Even mild renal compromise doubles risk of death after angioplasty or bypass


People with mild chronic renal disease have double the risk of death from all causes after a reperfusion procedure and have triple the risk of death from cardiovascular disease compared with people without renal disease, according to an article in the April 23rd issue of Circulation.

More than 3 million Americans have mild kidney disease. The current study, based on a seven-year follow-up, was the first randomized trial to examine the effects of chronic renal disease on outcomes after angioplasty and coronary bypass surgery.

"Our data suggests that mild chronic kidney disease should raise a red flag for doctors to monitor patients more closely for heart disease," says lead author Lynda Anne Szczech, M.D., M.S.C.E. "We found that even a small decrease in kidney function increases the risk for post-procedure complications, recurrent hospitalizations, and repeat angioplasty within seven years of the initial procedure."
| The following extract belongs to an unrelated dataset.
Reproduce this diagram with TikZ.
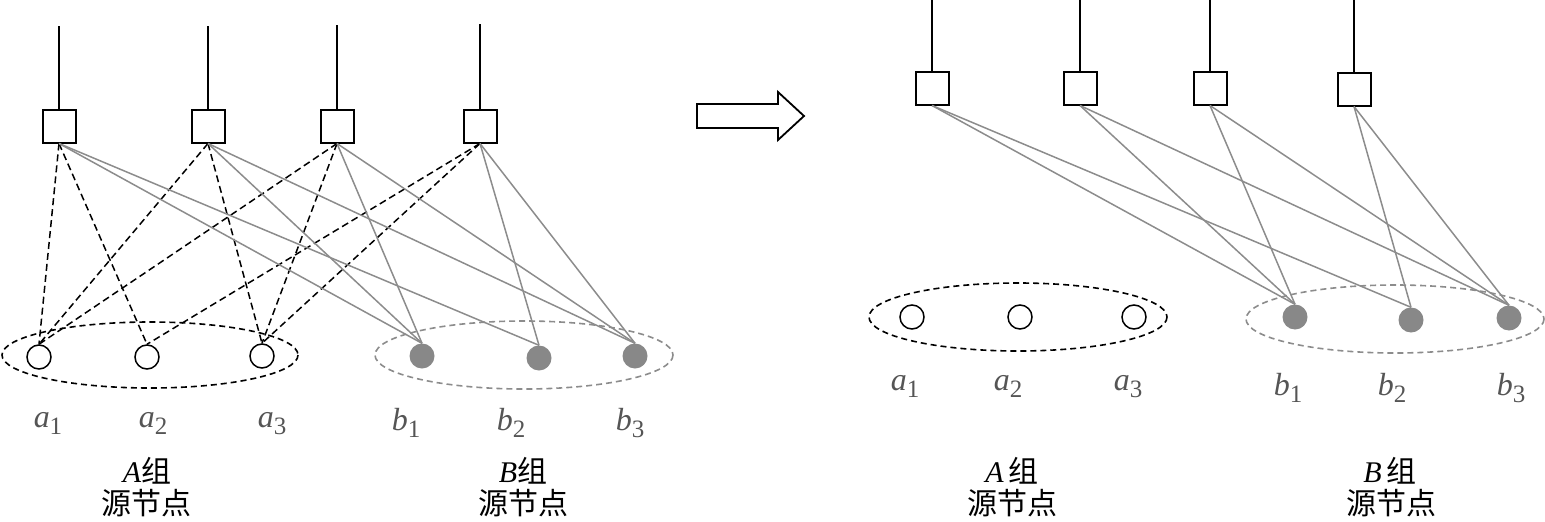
\documentclass[tikz,border=0pt]{standalone}
\usepackage{fontspec}
\setmainfont{Liberation Serif}
\newfontfamily\cjk{Noto Sans CJK SC}
\definecolor{edgegray}{HTML}{8C8C8C}
\definecolor{fillgray}{HTML}{888888}
\definecolor{labgray}{HTML}{555555}
\newcommand\lab[2]{\textit{#1}\raisebox{-7pt}{\fontsize{25}{25}\selectfont #2}}
\tikzset{
  relay/.style={draw, line width=2pt, minimum width=33pt, minimum height=33pt, inner sep=0pt},
  anode/.style={draw, circle, line width=1.5pt, minimum size=24pt, inner sep=0pt},
  bnode/.style={circle, fill=fillgray, minimum size=25pt, inner sep=0pt},
  feed/.style={line width=1.5pt},
  dashedge/.style={line width=1.5pt, dash pattern=on 7pt off 4pt},
  grayedge/.style={line width=1.5pt, edgegray},
  grpA/.style={line width=1.6pt, dash pattern=on 6pt off 4pt},
  grpB/.style={line width=1.6pt, edgegray, dash pattern=on 6pt off 4pt},
  nlab/.style={anchor=base, inner sep=0pt, text=labgray, font=\fontsize{32}{36}\selectfont},
  glab/.style={anchor=base, inner sep=0pt, font=\fontsize{30}{34}\selectfont},
}
\begin{document}
\begin{tikzpicture}[x=1pt,y=-1pt]
\useasboundingbox (0,0) rectangle (1545,522);
% ---------- left panel ----------
\draw[grpA] (150,355) ellipse [x radius=148, y radius=33];
\draw[grpB] (524,355) ellipse [x radius=149, y radius=34];
\node[relay] (Ls1) at (59,126) {};
\node[relay] (Ls2) at (208,126) {};
\node[relay] (Ls3) at (337,126) {};
\node[relay] (Ls4) at (480,126) {};
\coordinate (Lt1) at (59,26);
\coordinate (Lt2) at (208,26);
\coordinate (Lt3) at (337,25);
\coordinate (Lt4) at (480,24);
\foreach \i in {1,...,4} {\draw[feed] (Lt\i) -- (Ls\i.north);}
\node[anode] (La1) at (39,357) {};
\node[anode] (La2) at (147,357) {};
\node[anode] (La3) at (262,356) {};
\node[bnode] (Lb1) at (422,356) {};
\node[bnode] (Lb2) at (539,358) {};
\node[bnode] (Lb3) at (635,356) {};
\foreach \s/\t in {1/1,1/2,2/1,2/3,3/1,3/3,4/2,4/3}
  {\draw[dashedge] (Ls\s.south) -- (La\t.north);}
\foreach \s/\t in {1/1,1/2,2/1,2/3,3/1,3/3,4/2,4/3}
  {\draw[grayedge] (Ls\s.south) -- (Lb\t.north);}
\node[nlab] (Lla1) at (48,427) {\lab{a}{1}};
\node[nlab] (Lla2) at (153,427) {\lab{a}{2}};
\node[nlab] (Lla3) at (272,427) {\lab{a}{3}};
\node[nlab] (Llb1) at (406,430) {\lab{b}{1}};
\node[nlab] (Llb2) at (511,430) {\lab{b}{2}};
\node[nlab] (Llb3) at (630,430) {\lab{b}{3}};
\node[glab] (LgA) at (147,482) {\textit{A}{\cjk 组}};
\node[glab] (LgA2) at (146,514) {\cjk 源节点};
\node[glab] (LgB) at (523,482) {\textit{B}{\cjk 组}};
\node[glab] (LgB2) at (523,514) {\cjk 源节点};
% ---------- arrow ----------
\draw[line width=1.8pt] (697,104) -- (778,104) -- (778,92) -- (804,116) -- (778,140) -- (778,128) -- (697,128) -- cycle;
% ---------- right panel ----------
\draw[grpA] (1018,317) ellipse [x radius=149, y radius=34];
\draw[grpB] (1395,319) ellipse [x radius=149, y radius=34];
\node[relay] (Rs1) at (932,88) {};
\node[relay] (Rs2) at (1080,88) {};
\node[relay] (Rs3) at (1210,88) {};
\node[relay] (Rs4) at (1354,89) {};
\foreach \i in {1,...,4} {\coordinate (Rt\i) at (Rs\i.north |- 0,0); \draw[feed] (Rt\i) -- (Rs\i.north);}
\node[anode] (Ra1) at (912,317) {};
\node[anode] (Ra2) at (1020,317) {};
\node[anode] (Ra3) at (1134,317) {};
\node[bnode] (Rb1) at (1295,317) {};
\node[bnode] (Rb2) at (1411,320) {};
\node[bnode] (Rb3) at (1509,318) {};
\foreach \s/\t in {1/1,1/2,2/1,2/3,3/1,3/3,4/2,4/3}
  {\draw[grayedge] (Rs\s.south) -- (Rb\t.north);}
\node[nlab] (Rla1) at (905,390) {\lab{a}{1}};
\node[nlab] (Rla2) at (1008,390) {\lab{a}{2}};
\node[nlab] (Rla3) at (1128,390) {\lab{a}{3}};
\node[nlab] (Rlb1) at (1288,395) {\lab{b}{1}};
\node[nlab] (Rlb2) at (1392,395) {\lab{b}{2}};
\node[nlab] (Rlb3) at (1511,395) {\lab{b}{3}};
\node[glab] (RgA) at (1012,482) {\textit{A}\,{\cjk 组}};
\node[glab] (RgA2) at (1012,514) {\cjk 源节点};
\node[glab] (RgB) at (1390,482) {\textit{B}\,{\cjk 组}};
\node[glab] (RgB2) at (1391,514) {\cjk 源节点};
\end{tikzpicture}
\end{document}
"We know the risk of cardiovascular disease begins well before end-stage renal disease, during the period of chronic kidney disease," Szczech says. Mild chronic kidney disease can have few symptoms. Sometimes it is found solely on routine blood work when one or more values fall outside the normal range. The condition is expected to become more common among American adults due to increasing rates of diabetes and an aging population.

The 3,608 patients in the study were part of a larger trial called the Bypass Angioplasty Revascularization Investigation, which randomly assigned patients to angioplasty or bypass surgery. The subjects included 76 with chronic kidney disease, 30 of whom had diabetes. All-cause mortality for those with both mild chronic kidney disease and diabetes was 70 percent.

"The presence of both conditions is worse than the sum of their parts. I don't know why they are synergistic," Szczech says. "Perhaps it is that while renal dysfunction is a strike against a person in and of itself, when it is caused by a multi-organ disease such as diabetes, it not only contributes to its risk but acts as a marker for the amount of damage done to organs other than the kidney."